Out of this family, one child remained, James Bryson Stevens who would have been 2 years old when his parents and baby brother died leaving him an orphan. He was not named on the gravestone, so I wondered what had happened to him and whether he would even be traceable if he had entered state care. But amazingly he appears alive and well in the 1891 census which records a James B Stevens aged 10 living in Mentone Avenue with Margaret Esplin, the woman his mother had worked for prior to marrying Thomas. She was by that time a widow, living on private means. There is no way of knowing if Margaret Esplin and her former employee Elizabeth had been friends but such an act of kindness and generosity does seem to suggest there was a strong connection between them.

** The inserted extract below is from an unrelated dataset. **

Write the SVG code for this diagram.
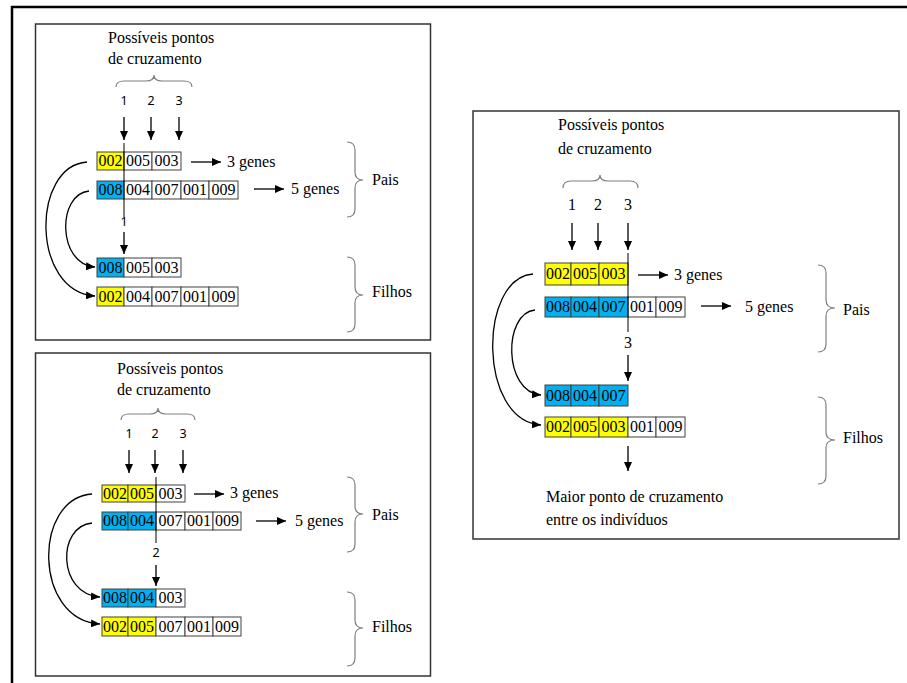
<svg xmlns="http://www.w3.org/2000/svg" width="907" height="683" viewBox="0 0 907 683">
  <style>
    .frame { fill: none; stroke: #000; stroke-width: 2.5; }
    .panel { fill: #fff; stroke: #333; stroke-width: 1.5; }
    .t { font-family: "Liberation Serif", "Times New Roman", serif; font-size: 16px; fill: #000; }
    .n { font-family: "Noto Sans", "Liberation Sans", sans-serif; font-size: 12.5px; fill: #000; text-anchor: middle; }
    .ns { font-family: "Liberation Serif", "Times New Roman", serif; font-size: 16px; fill: #000; text-anchor: middle; }
    .c { stroke: #404040; stroke-width: 1; }
    .y { fill: #ffff00; }
    .b { fill: #00b0f0; }
    .w { fill: #fff; }
    .g { font-family: "Liberation Serif", "Times New Roman", serif; font-size: 16px; fill: #000; text-anchor: middle; }
    .arr { fill: none; stroke: #000; stroke-width: 1.3; marker-end: url(#head); }
    .cut { fill: none; stroke: #000; stroke-width: 1; }
    .brace { fill: none; stroke: #7f7f7f; stroke-width: 1.2; }
  </style>
  <defs>
    <marker id="head" markerUnits="userSpaceOnUse" markerWidth="9" markerHeight="8" refX="9" refY="4" orient="auto">
      <path d="M0,0 L9,4 L0,8 z" fill="#000"/>
    </marker>
  </defs>

  <!-- outer frame -->
  <path class="frame" d="M12,683 L12,7 L907,7"/>

  <!-- ===== Panel 1: crossover at point 1 ===== -->
  <g id="panel1">
    <rect class="panel" x="35.5" y="24" width="395" height="316"/>
    <text class="t" x="108" y="43">Possíveis pontos</text>
    <text class="t" x="108" y="64">de cruzamento</text>
    <path class="brace" d="M116,87 Q116,81 124,81 L146,81 Q154,81 154,75 Q154,81 162,81 L184,81 Q192,81 192,87"/>
    <text class="n" x="124" y="105">1</text>
    <text class="n" x="151" y="105">2</text>
    <text class="n" x="179" y="105">3</text>

    <g id="p1-parent1">
      <rect class="c y" x="97" y="152" width="27" height="18"/>
      <rect class="c w" x="124" y="152" width="28" height="18"/>
      <rect class="c w" x="152" y="152" width="29" height="18"/>
      <text class="g" x="110.5" y="166">002</text>
      <text class="g" x="138" y="166">005</text>
      <text class="g" x="166.5" y="166">003</text>
    </g>
    <g id="p1-parent2">
      <rect class="c b" x="97" y="181" width="27" height="18"/>
      <rect class="c w" x="124" y="181" width="28" height="18"/>
      <rect class="c w" x="152" y="181" width="29" height="18"/>
      <rect class="c w" x="181" y="181" width="28" height="18"/>
      <rect class="c w" x="209" y="181" width="29" height="18"/>
      <text class="g" x="110.5" y="195">008</text>
      <text class="g" x="138" y="195">004</text>
      <text class="g" x="166.5" y="195">007</text>
      <text class="g" x="195" y="195">001</text>
      <text class="g" x="223.5" y="195">009</text>
    </g>
    <g id="p1-child1">
      <rect class="c b" x="97" y="258" width="27" height="19"/>
      <rect class="c w" x="124" y="258" width="28" height="19"/>
      <rect class="c w" x="152" y="258" width="29" height="19"/>
      <text class="g" x="110.5" y="273">008</text>
      <text class="g" x="138" y="273">005</text>
      <text class="g" x="166.5" y="273">003</text>
    </g>
    <g id="p1-child2">
      <rect class="c y" x="97" y="287" width="27" height="19"/>
      <rect class="c w" x="124" y="287" width="28" height="19"/>
      <rect class="c w" x="152" y="287" width="29" height="19"/>
      <rect class="c w" x="181" y="287" width="28" height="19"/>
      <rect class="c w" x="209" y="287" width="29" height="19"/>
      <text class="g" x="110.5" y="302">002</text>
      <text class="g" x="138" y="302">004</text>
      <text class="g" x="166.5" y="302">007</text>
      <text class="g" x="195" y="302">001</text>
      <text class="g" x="223.5" y="302">009</text>
    </g>

    <text class="t" x="227" y="167">3 genes</text>
    <text class="t" x="291" y="194">5 genes</text>
    <path class="brace" d="M347,142 Q355,142 355,150 L355,172 Q355,180 363,180 Q355,180 355,188 L355,209 Q355,217 347,217"/>
    <text class="t" x="372" y="185">Pais</text>
    <path class="brace" d="M347,257 Q355,257 355,265 L355,287 Q355,295 363,295 Q355,295 355,303 L355,324 Q355,332 347,332"/>
    <text class="t" x="372" y="297">Filhos</text>
    <text class="n" x="124" y="226">1</text>

    <g id="p1-connectors">
      <line class="arr" x1="124" y1="117" x2="124" y2="140"/>
      <line class="arr" x1="151" y1="117" x2="151" y2="140"/>
      <line class="arr" x1="179" y1="117" x2="179" y2="140"/>
      <line class="cut" x1="124" y1="143" x2="124" y2="217"/>
      <line class="arr" x1="124" y1="232" x2="124" y2="254"/>
      <line class="arr" x1="191" y1="162" x2="221" y2="162"/>
      <line class="arr" x1="254" y1="189" x2="284" y2="189"/>
      <path class="arr" d="M87,162 C31,166 31,292 95,296"/>
      <path class="arr" d="M89,191 C57,194 57,264 95,267"/>
    </g>
  </g>

  <!-- ===== Panel 2: crossover at point 2 ===== -->
  <g id="panel2">
    <rect class="panel" x="35.5" y="353" width="395" height="323"/>
    <text class="t" x="117" y="374">Possíveis pontos</text>
    <text class="t" x="117" y="395">de cruzamento</text>
    <path class="brace" d="M121,420 Q121,414 129,414 L150,414 Q158,414 158,408 Q158,414 166,414 L187,414 Q195,414 195,420"/>
    <text class="n" x="129" y="438">1</text>
    <text class="n" x="155" y="438">2</text>
    <text class="n" x="183" y="438">3</text>

    <g id="p2-parent1">
      <rect class="c y" x="102" y="485" width="26" height="17"/>
      <rect class="c y" x="128" y="485" width="28" height="17"/>
      <rect class="c w" x="156" y="485" width="29" height="17"/>
      <text class="g" x="115" y="499">002</text>
      <text class="g" x="142" y="499">005</text>
      <text class="g" x="170.5" y="499">003</text>
    </g>
    <g id="p2-parent2">
      <rect class="c b" x="102" y="512" width="26" height="18"/>
      <rect class="c b" x="128" y="512" width="28" height="18"/>
      <rect class="c w" x="156" y="512" width="29" height="18"/>
      <rect class="c w" x="185" y="512" width="28" height="18"/>
      <rect class="c w" x="213" y="512" width="28" height="18"/>
      <text class="g" x="115" y="526">008</text>
      <text class="g" x="142" y="526">004</text>
      <text class="g" x="170.5" y="526">007</text>
      <text class="g" x="199" y="526">001</text>
      <text class="g" x="227" y="526">009</text>
    </g>
    <g id="p2-child1">
      <rect class="c b" x="102" y="589" width="26" height="18"/>
      <rect class="c b" x="128" y="589" width="28" height="18"/>
      <rect class="c w" x="156" y="589" width="29" height="18"/>
      <text class="g" x="115" y="603">008</text>
      <text class="g" x="142" y="603">004</text>
      <text class="g" x="170.5" y="603">003</text>
    </g>
    <g id="p2-child2">
      <rect class="c y" x="102" y="617" width="26" height="19"/>
      <rect class="c y" x="128" y="617" width="28" height="19"/>
      <rect class="c w" x="156" y="617" width="29" height="19"/>
      <rect class="c w" x="185" y="617" width="28" height="19"/>
      <rect class="c w" x="213" y="617" width="28" height="19"/>
      <text class="g" x="115" y="632">002</text>
      <text class="g" x="142" y="632">005</text>
      <text class="g" x="170.5" y="632">007</text>
      <text class="g" x="199" y="632">001</text>
      <text class="g" x="227" y="632">009</text>
    </g>

    <text class="t" x="230" y="498">3 genes</text>
    <text class="t" x="295" y="526">5 genes</text>
    <path class="brace" d="M347,477 Q355,477 355,485 L355,506 Q355,514 363,514 Q355,514 355,522 L355,544 Q355,552 347,552"/>
    <text class="t" x="372" y="520">Pais</text>
    <path class="brace" d="M347,592 Q355,592 355,600 L355,620 Q355,628 363,628 Q355,628 355,636 L355,658 Q355,666 347,666"/>
    <text class="t" x="372" y="632">Filhos</text>
    <text class="n" x="156" y="557">2</text>

    <g id="p2-connectors">
      <line class="arr" x1="129" y1="450" x2="129" y2="473"/>
      <line class="arr" x1="155" y1="450" x2="155" y2="473"/>
      <line class="arr" x1="183" y1="450" x2="183" y2="473"/>
      <line class="cut" x1="156" y1="477" x2="156" y2="543"/>
      <line class="arr" x1="156" y1="565" x2="156" y2="586"/>
      <line class="arr" x1="194" y1="494" x2="224" y2="494"/>
      <line class="arr" x1="256" y1="521" x2="286" y2="521"/>
      <path class="arr" d="M92,494 C33,498 33,620 100,624"/>
      <path class="arr" d="M92,523 C57,526 57,594 100,597"/>
    </g>
  </g>

  <!-- ===== Panel 3: crossover at point 3 ===== -->
  <g id="panel3">
    <rect class="panel" x="473" y="111" width="426" height="428"/>
    <text class="t" x="558" y="130">Possíveis pontos</text>
    <text class="t" x="558" y="154">de cruzamento</text>
    <path class="brace" d="M563,188 Q563,181 571,181 L592,181 Q600,181 600,175 Q600,181 608,181 L630,181 Q638,181 638,188"/>
    <text class="ns" x="572" y="210">1</text>
    <text class="ns" x="598" y="210">2</text>
    <text class="ns" x="628" y="210">3</text>

    <g id="p3-parent1">
      <rect class="c y" x="545" y="263" width="26" height="22"/>
      <rect class="c y" x="571" y="263" width="28" height="22"/>
      <rect class="c y" x="599" y="263" width="29" height="22"/>
      <text class="g" x="558" y="279">002</text>
      <text class="g" x="585" y="279">005</text>
      <text class="g" x="613.5" y="279">003</text>
    </g>
    <g id="p3-parent2">
      <rect class="c b" x="545" y="297" width="26" height="20"/>
      <rect class="c b" x="571" y="297" width="28" height="20"/>
      <rect class="c b" x="599" y="297" width="29" height="20"/>
      <rect class="c w" x="628" y="297" width="28" height="20"/>
      <rect class="c w" x="656" y="297" width="29" height="20"/>
      <text class="g" x="558" y="312">008</text>
      <text class="g" x="585" y="312">004</text>
      <text class="g" x="613.5" y="312">007</text>
      <text class="g" x="642" y="312">001</text>
      <text class="g" x="670.5" y="312">009</text>
    </g>
    <g id="p3-child1">
      <rect class="c b" x="545" y="385" width="26" height="21"/>
      <rect class="c b" x="571" y="385" width="28" height="21"/>
      <rect class="c b" x="599" y="385" width="29" height="21"/>
      <text class="g" x="558" y="401">008</text>
      <text class="g" x="585" y="401">004</text>
      <text class="g" x="613.5" y="401">007</text>
    </g>
    <g id="p3-child2">
      <rect class="c y" x="545" y="417" width="26" height="20"/>
      <rect class="c y" x="571" y="417" width="28" height="20"/>
      <rect class="c y" x="599" y="417" width="29" height="20"/>
      <rect class="c w" x="628" y="417" width="28" height="20"/>
      <rect class="c w" x="656" y="417" width="29" height="20"/>
      <text class="g" x="558" y="432">002</text>
      <text class="g" x="585" y="432">005</text>
      <text class="g" x="613.5" y="432">003</text>
      <text class="g" x="642" y="432">001</text>
      <text class="g" x="670.5" y="432">009</text>
    </g>

    <text class="t" x="674" y="280">3 genes</text>
    <text class="t" x="745" y="312">5 genes</text>
    <path class="brace" d="M818,265 Q826,265 826,273 L826,300 Q826,308 835,308 Q826,308 826,316 L826,344 Q826,352 818,352"/>
    <text class="t" x="843" y="315">Pais</text>
    <path class="brace" d="M818,397 Q826,397 826,405 L826,432 Q826,440 835,440 Q826,440 826,448 L826,476 Q826,484 818,484"/>
    <text class="t" x="843" y="443">Filhos</text>
    <text class="ns" x="628" y="348">3</text>
    <text class="t" x="546" y="502">Maior ponto de cruzamento</text>
    <text class="t" x="546" y="525">entre os indivíduos</text>

    <g id="p3-connectors">
      <line class="arr" x1="572" y1="223" x2="572" y2="250"/>
      <line class="arr" x1="598" y1="223" x2="598" y2="250"/>
      <line class="arr" x1="628" y1="223" x2="628" y2="250"/>
      <line class="cut" x1="628" y1="253" x2="628" y2="332"/>
      <line class="arr" x1="628" y1="355" x2="628" y2="381"/>
      <line class="arr" x1="628" y1="446" x2="628" y2="471"/>
      <line class="arr" x1="638" y1="275" x2="668" y2="275"/>
      <line class="arr" x1="701" y1="306" x2="731" y2="306"/>
      <path class="arr" d="M533,274 C478,278 478,421 541,425"/>
      <path class="arr" d="M535,310 C503,313 503,392 541,395"/>
    </g>
  </g>
</svg>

Margaret Esplin died in 1900. What happened next for James Bryson Stevens does then become much more difficult to determine. Frustratingly, he seemed to vanish from Scottish records or records in England. I wondered if he had changed his name, or headed overseas. Interestingly a James Bryson Stevens appears in a Canadian family tree on Ancestry UK. The birth date is slightly out, being recorded as 1883 but the birth place is Edinburgh although the parents are unknown. This James Bryson Stevens marries twice, first to Eliza Elizabeth Sheffield, and then to Ida Mae Reynolds. He has one child with Eliza and nine with Ida. He died in 1954 aged 71 in Toronto, Ontario. The decade between 1901 and 1911 saw the largest loss of population in Scotland by migration in one decade yet recorded. It would be easy to see why a nineteen year old with no family ties in Edinburgh and an uncertain future would look further afield to somewhere like Canada. Is the James Bryson Stevens in Canada the boy who was born in Portobello? With nearly the whole Stevens family disappearing within about 10 years, the idea that James might have survived and gone on to create a whole new life for himself with a large family of his own is a heart-warming one. I certainly hope that this is what happened. But the kindness of Margaret Esplin is much more certain and without her support, it is unlikely that James would have survived to have had any sort of future.